**YOUR TASK:**
The data below should be printed in full, exactly, and without any of its images.

**DATA LISTING:**
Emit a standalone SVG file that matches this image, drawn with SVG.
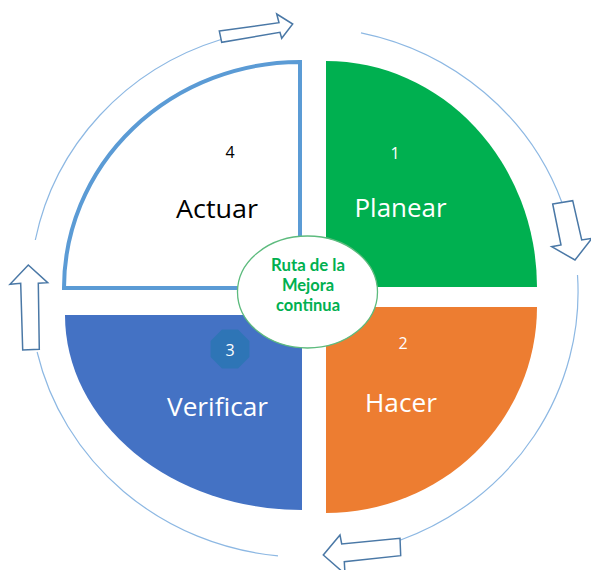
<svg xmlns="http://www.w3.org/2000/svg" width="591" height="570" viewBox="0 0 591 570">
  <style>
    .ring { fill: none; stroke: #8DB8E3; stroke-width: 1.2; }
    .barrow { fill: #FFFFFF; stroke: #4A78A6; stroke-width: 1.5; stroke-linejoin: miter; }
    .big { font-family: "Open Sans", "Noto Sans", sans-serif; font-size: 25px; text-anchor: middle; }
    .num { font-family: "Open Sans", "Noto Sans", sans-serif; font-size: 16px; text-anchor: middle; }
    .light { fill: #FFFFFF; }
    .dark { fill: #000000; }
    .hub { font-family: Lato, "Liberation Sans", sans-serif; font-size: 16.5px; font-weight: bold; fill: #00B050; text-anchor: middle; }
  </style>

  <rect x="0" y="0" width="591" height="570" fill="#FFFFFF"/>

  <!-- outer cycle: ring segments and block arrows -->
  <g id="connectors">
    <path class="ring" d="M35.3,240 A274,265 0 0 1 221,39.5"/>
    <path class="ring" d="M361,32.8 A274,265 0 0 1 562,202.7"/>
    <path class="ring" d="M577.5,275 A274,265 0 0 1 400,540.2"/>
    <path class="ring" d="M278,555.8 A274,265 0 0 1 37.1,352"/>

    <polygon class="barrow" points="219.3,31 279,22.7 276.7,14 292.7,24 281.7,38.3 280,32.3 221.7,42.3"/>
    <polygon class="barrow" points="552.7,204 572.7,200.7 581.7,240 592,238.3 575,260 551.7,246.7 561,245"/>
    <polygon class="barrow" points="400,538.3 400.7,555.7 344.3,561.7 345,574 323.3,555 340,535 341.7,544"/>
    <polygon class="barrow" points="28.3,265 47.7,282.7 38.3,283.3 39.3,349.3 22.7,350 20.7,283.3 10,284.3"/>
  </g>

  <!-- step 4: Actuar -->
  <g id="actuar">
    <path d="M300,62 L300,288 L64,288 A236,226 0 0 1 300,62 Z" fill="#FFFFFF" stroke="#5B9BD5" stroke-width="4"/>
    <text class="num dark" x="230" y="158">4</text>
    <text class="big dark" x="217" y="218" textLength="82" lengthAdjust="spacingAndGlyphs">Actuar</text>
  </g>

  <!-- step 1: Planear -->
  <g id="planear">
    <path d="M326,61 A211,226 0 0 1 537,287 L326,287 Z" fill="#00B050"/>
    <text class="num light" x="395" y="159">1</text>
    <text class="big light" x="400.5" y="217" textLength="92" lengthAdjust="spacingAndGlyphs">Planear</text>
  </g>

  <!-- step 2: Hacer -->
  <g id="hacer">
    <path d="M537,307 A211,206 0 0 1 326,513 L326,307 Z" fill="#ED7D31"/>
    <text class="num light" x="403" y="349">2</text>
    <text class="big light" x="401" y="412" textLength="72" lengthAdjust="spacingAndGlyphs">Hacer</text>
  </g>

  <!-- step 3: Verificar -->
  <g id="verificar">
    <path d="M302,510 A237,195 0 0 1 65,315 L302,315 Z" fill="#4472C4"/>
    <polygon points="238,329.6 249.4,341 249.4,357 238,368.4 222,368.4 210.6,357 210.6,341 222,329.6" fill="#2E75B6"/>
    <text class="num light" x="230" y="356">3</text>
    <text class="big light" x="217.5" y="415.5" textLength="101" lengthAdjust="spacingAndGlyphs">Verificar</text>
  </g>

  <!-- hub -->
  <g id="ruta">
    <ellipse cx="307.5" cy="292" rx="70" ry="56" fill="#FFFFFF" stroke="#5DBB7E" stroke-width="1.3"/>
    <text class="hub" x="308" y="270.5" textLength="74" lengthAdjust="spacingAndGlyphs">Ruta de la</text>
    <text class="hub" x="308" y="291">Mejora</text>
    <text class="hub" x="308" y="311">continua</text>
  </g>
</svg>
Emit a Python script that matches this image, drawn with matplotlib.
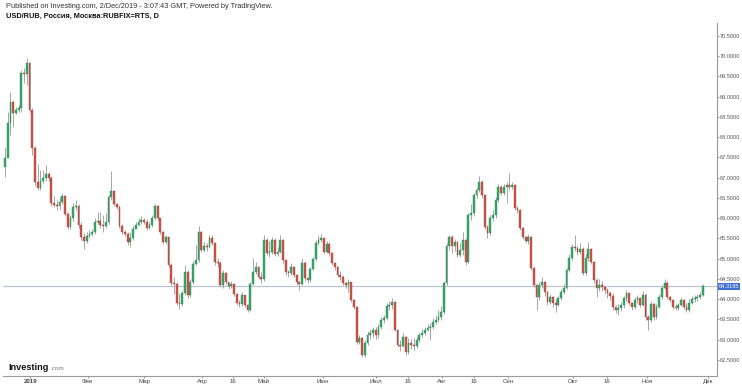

**RESULT:**
Emit a standalone SVG file that matches this image, drawn with SVG.
<svg xmlns="http://www.w3.org/2000/svg" width="591" height="570" viewBox="0 0 591 570">
  <style>
    .ring { fill: none; stroke: #8DB8E3; stroke-width: 1.2; }
    .barrow { fill: #FFFFFF; stroke: #4A78A6; stroke-width: 1.5; stroke-linejoin: miter; }
    .big { font-family: "Open Sans", "Noto Sans", sans-serif; font-size: 25px; text-anchor: middle; }
    .num { font-family: "Open Sans", "Noto Sans", sans-serif; font-size: 16px; text-anchor: middle; }
    .light { fill: #FFFFFF; }
    .dark { fill: #000000; }
    .hub { font-family: Lato, "Liberation Sans", sans-serif; font-size: 16.5px; font-weight: bold; fill: #00B050; text-anchor: middle; }
  </style>

  <rect x="0" y="0" width="591" height="570" fill="#FFFFFF"/>

  <!-- outer cycle: ring segments and block arrows -->
  <g id="connectors">
    <path class="ring" d="M35.3,240 A274,265 0 0 1 221,39.5"/>
    <path class="ring" d="M361,32.8 A274,265 0 0 1 562,202.7"/>
    <path class="ring" d="M577.5,275 A274,265 0 0 1 400,540.2"/>
    <path class="ring" d="M278,555.8 A274,265 0 0 1 37.1,352"/>

    <polygon class="barrow" points="219.3,31 279,22.7 276.7,14 292.7,24 281.7,38.3 280,32.3 221.7,42.3"/>
    <polygon class="barrow" points="552.7,204 572.7,200.7 581.7,240 592,238.3 575,260 551.7,246.7 561,245"/>
    <polygon class="barrow" points="400,538.3 400.7,555.7 344.3,561.7 345,574 323.3,555 340,535 341.7,544"/>
    <polygon class="barrow" points="28.3,265 47.7,282.7 38.3,283.3 39.3,349.3 22.7,350 20.7,283.3 10,284.3"/>
  </g>

  <!-- step 4: Actuar -->
  <g id="actuar">
    <path d="M300,62 L300,288 L64,288 A236,226 0 0 1 300,62 Z" fill="#FFFFFF" stroke="#5B9BD5" stroke-width="4"/>
    <text class="num dark" x="230" y="158">4</text>
    <text class="big dark" x="217" y="218" textLength="82" lengthAdjust="spacingAndGlyphs">Actuar</text>
  </g>

  <!-- step 1: Planear -->
  <g id="planear">
    <path d="M326,61 A211,226 0 0 1 537,287 L326,287 Z" fill="#00B050"/>
    <text class="num light" x="395" y="159">1</text>
    <text class="big light" x="400.5" y="217" textLength="92" lengthAdjust="spacingAndGlyphs">Planear</text>
  </g>

  <!-- step 2: Hacer -->
  <g id="hacer">
    <path d="M537,307 A211,206 0 0 1 326,513 L326,307 Z" fill="#ED7D31"/>
    <text class="num light" x="403" y="349">2</text>
    <text class="big light" x="401" y="412" textLength="72" lengthAdjust="spacingAndGlyphs">Hacer</text>
  </g>

  <!-- step 3: Verificar -->
  <g id="verificar">
    <path d="M302,510 A237,195 0 0 1 65,315 L302,315 Z" fill="#4472C4"/>
    <polygon points="238,329.6 249.4,341 249.4,357 238,368.4 222,368.4 210.6,357 210.6,341 222,329.6" fill="#2E75B6"/>
    <text class="num light" x="230" y="356">3</text>
    <text class="big light" x="217.5" y="415.5" textLength="101" lengthAdjust="spacingAndGlyphs">Verificar</text>
  </g>

  <!-- hub -->
  <g id="ruta">
    <ellipse cx="307.5" cy="292" rx="70" ry="56" fill="#FFFFFF" stroke="#5DBB7E" stroke-width="1.3"/>
    <text class="hub" x="308" y="270.5" textLength="74" lengthAdjust="spacingAndGlyphs">Ruta de la</text>
    <text class="hub" x="308" y="291">Mejora</text>
    <text class="hub" x="308" y="311">continua</text>
  </g>
</svg>
Emit a Python script that matches this image, drawn with matplotlib.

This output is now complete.